WHAT YOU HAVE TO DO: Without the pictures, output the records below word for word.

DATA IN THIS EXERCISE:
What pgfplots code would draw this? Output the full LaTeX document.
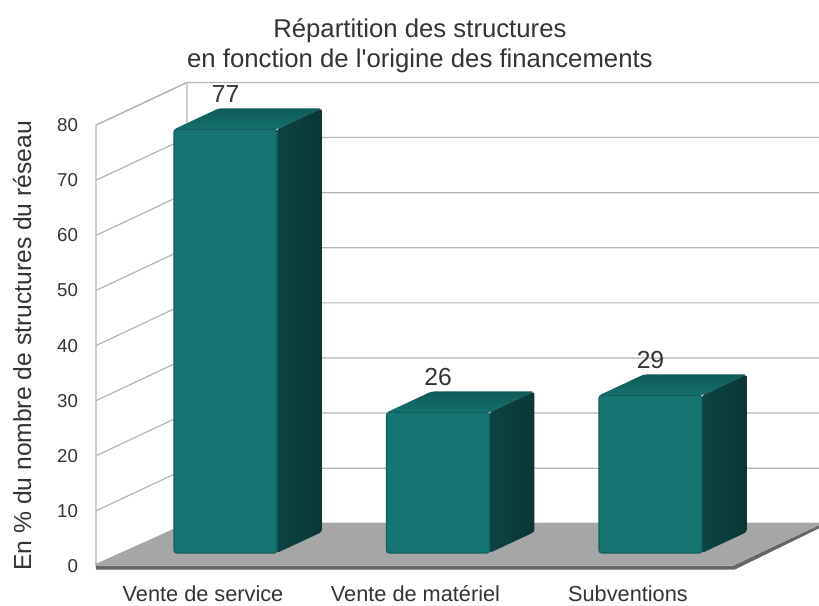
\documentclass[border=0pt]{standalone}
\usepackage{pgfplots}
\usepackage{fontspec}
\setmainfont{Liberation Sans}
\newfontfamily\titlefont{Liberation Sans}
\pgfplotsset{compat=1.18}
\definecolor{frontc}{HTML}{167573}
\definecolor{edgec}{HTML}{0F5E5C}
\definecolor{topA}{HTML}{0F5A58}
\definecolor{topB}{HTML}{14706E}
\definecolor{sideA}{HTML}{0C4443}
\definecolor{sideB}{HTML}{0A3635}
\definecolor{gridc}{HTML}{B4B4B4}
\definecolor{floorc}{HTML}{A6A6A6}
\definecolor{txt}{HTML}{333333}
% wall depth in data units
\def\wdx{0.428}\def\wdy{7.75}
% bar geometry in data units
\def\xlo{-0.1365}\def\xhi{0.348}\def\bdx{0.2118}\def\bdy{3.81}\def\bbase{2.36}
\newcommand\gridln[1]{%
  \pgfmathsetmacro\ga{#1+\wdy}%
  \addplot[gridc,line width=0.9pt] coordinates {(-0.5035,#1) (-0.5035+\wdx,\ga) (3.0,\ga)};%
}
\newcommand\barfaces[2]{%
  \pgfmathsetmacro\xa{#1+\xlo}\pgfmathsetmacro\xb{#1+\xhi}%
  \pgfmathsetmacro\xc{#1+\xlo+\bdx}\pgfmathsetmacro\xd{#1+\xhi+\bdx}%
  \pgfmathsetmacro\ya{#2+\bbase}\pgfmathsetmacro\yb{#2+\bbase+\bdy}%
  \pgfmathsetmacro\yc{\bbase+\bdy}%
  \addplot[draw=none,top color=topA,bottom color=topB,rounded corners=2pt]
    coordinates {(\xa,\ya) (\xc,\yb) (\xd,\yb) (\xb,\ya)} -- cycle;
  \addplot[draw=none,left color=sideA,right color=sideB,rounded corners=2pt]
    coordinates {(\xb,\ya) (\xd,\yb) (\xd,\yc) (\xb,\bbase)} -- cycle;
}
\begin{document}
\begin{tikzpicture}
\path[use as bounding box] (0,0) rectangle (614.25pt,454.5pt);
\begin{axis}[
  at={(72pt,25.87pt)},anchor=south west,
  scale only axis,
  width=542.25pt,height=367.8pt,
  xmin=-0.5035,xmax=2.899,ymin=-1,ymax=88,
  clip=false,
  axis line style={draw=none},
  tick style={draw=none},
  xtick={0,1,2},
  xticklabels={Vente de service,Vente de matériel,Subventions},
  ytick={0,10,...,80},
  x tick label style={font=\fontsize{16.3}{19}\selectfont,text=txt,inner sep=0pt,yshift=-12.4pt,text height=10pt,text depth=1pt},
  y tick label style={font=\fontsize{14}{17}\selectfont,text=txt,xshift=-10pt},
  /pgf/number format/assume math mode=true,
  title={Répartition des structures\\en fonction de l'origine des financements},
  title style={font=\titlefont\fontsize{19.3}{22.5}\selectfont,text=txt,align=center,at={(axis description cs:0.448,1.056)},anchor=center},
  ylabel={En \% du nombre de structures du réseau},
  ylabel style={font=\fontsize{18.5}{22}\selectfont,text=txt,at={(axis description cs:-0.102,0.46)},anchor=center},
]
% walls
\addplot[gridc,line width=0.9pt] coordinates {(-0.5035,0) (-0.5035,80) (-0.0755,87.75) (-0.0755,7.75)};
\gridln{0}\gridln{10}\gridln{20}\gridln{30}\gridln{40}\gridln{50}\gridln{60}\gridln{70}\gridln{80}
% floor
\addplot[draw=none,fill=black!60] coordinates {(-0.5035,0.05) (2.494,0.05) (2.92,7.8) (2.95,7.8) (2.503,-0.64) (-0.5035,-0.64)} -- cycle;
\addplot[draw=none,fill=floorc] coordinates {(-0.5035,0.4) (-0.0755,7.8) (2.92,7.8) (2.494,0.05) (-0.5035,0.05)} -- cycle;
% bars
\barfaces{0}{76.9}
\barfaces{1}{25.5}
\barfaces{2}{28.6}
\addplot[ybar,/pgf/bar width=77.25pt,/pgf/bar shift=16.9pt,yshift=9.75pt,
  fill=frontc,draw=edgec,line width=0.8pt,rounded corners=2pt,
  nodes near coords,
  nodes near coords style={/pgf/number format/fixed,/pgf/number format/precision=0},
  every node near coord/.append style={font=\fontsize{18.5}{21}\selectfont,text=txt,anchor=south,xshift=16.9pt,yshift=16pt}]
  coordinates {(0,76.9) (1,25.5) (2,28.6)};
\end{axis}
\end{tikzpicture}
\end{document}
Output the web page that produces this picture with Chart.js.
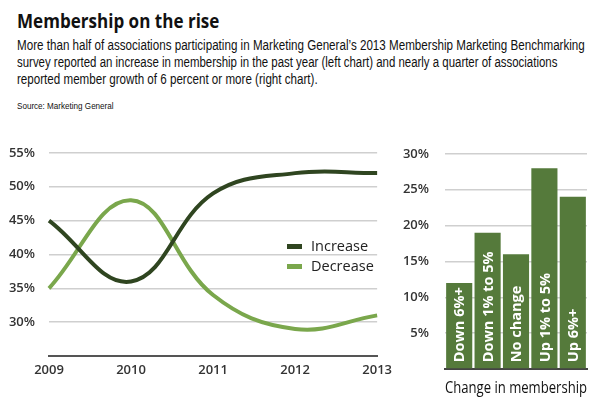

RESPONSE TO THIS EXERCISE:
What pgfplots code would draw this? Output the full LaTeX document.
\documentclass[border=0pt]{standalone}
\usepackage{pgfplots}
\usepackage{fontspec}
\setmainfont{Liberation Sans}
\newfontfamily\titlefont{Liberation Sans}
\pgfplotsset{compat=1.18}
\definecolor{frontc}{HTML}{167573}
\definecolor{edgec}{HTML}{0F5E5C}
\definecolor{topA}{HTML}{0F5A58}
\definecolor{topB}{HTML}{14706E}
\definecolor{sideA}{HTML}{0C4443}
\definecolor{sideB}{HTML}{0A3635}
\definecolor{gridc}{HTML}{B4B4B4}
\definecolor{floorc}{HTML}{A6A6A6}
\definecolor{txt}{HTML}{333333}
% wall depth in data units
\def\wdx{0.428}\def\wdy{7.75}
% bar geometry in data units
\def\xlo{-0.1365}\def\xhi{0.348}\def\bdx{0.2118}\def\bdy{3.81}\def\bbase{2.36}
\newcommand\gridln[1]{%
  \pgfmathsetmacro\ga{#1+\wdy}%
  \addplot[gridc,line width=0.9pt] coordinates {(-0.5035,#1) (-0.5035+\wdx,\ga) (3.0,\ga)};%
}
\newcommand\barfaces[2]{%
  \pgfmathsetmacro\xa{#1+\xlo}\pgfmathsetmacro\xb{#1+\xhi}%
  \pgfmathsetmacro\xc{#1+\xlo+\bdx}\pgfmathsetmacro\xd{#1+\xhi+\bdx}%
  \pgfmathsetmacro\ya{#2+\bbase}\pgfmathsetmacro\yb{#2+\bbase+\bdy}%
  \pgfmathsetmacro\yc{\bbase+\bdy}%
  \addplot[draw=none,top color=topA,bottom color=topB,rounded corners=2pt]
    coordinates {(\xa,\ya) (\xc,\yb) (\xd,\yb) (\xb,\ya)} -- cycle;
  \addplot[draw=none,left color=sideA,right color=sideB,rounded corners=2pt]
    coordinates {(\xb,\ya) (\xd,\yb) (\xd,\yc) (\xb,\bbase)} -- cycle;
}
\begin{document}
\begin{tikzpicture}
\path[use as bounding box] (0,0) rectangle (614.25pt,454.5pt);
\begin{axis}[
  at={(72pt,25.87pt)},anchor=south west,
  scale only axis,
  width=542.25pt,height=367.8pt,
  xmin=-0.5035,xmax=2.899,ymin=-1,ymax=88,
  clip=false,
  axis line style={draw=none},
  tick style={draw=none},
  xtick={0,1,2},
  xticklabels={Vente de service,Vente de matériel,Subventions},
  ytick={0,10,...,80},
  x tick label style={font=\fontsize{16.3}{19}\selectfont,text=txt,inner sep=0pt,yshift=-12.4pt,text height=10pt,text depth=1pt},
  y tick label style={font=\fontsize{14}{17}\selectfont,text=txt,xshift=-10pt},
  /pgf/number format/assume math mode=true,
  title={Répartition des structures\\en fonction de l'origine des financements},
  title style={font=\titlefont\fontsize{19.3}{22.5}\selectfont,text=txt,align=center,at={(axis description cs:0.448,1.056)},anchor=center},
  ylabel={En \% du nombre de structures du réseau},
  ylabel style={font=\fontsize{18.5}{22}\selectfont,text=txt,at={(axis description cs:-0.102,0.46)},anchor=center},
]
% walls
\addplot[gridc,line width=0.9pt] coordinates {(-0.5035,0) (-0.5035,80) (-0.0755,87.75) (-0.0755,7.75)};
\gridln{0}\gridln{10}\gridln{20}\gridln{30}\gridln{40}\gridln{50}\gridln{60}\gridln{70}\gridln{80}
% floor
\addplot[draw=none,fill=black!60] coordinates {(-0.5035,0.05) (2.494,0.05) (2.92,7.8) (2.95,7.8) (2.503,-0.64) (-0.5035,-0.64)} -- cycle;
\addplot[draw=none,fill=floorc] coordinates {(-0.5035,0.4) (-0.0755,7.8) (2.92,7.8) (2.494,0.05) (-0.5035,0.05)} -- cycle;
% bars
\barfaces{0}{76.9}
\barfaces{1}{25.5}
\barfaces{2}{28.6}
\addplot[ybar,/pgf/bar width=77.25pt,/pgf/bar shift=16.9pt,yshift=9.75pt,
  fill=frontc,draw=edgec,line width=0.8pt,rounded corners=2pt,
  nodes near coords,
  nodes near coords style={/pgf/number format/fixed,/pgf/number format/precision=0},
  every node near coord/.append style={font=\fontsize{18.5}{21}\selectfont,text=txt,anchor=south,xshift=16.9pt,yshift=16pt}]
  coordinates {(0,76.9) (1,25.5) (2,28.6)};
\end{axis}
\end{tikzpicture}
\end{document}
Output the web page that produces this picture with Chart.js.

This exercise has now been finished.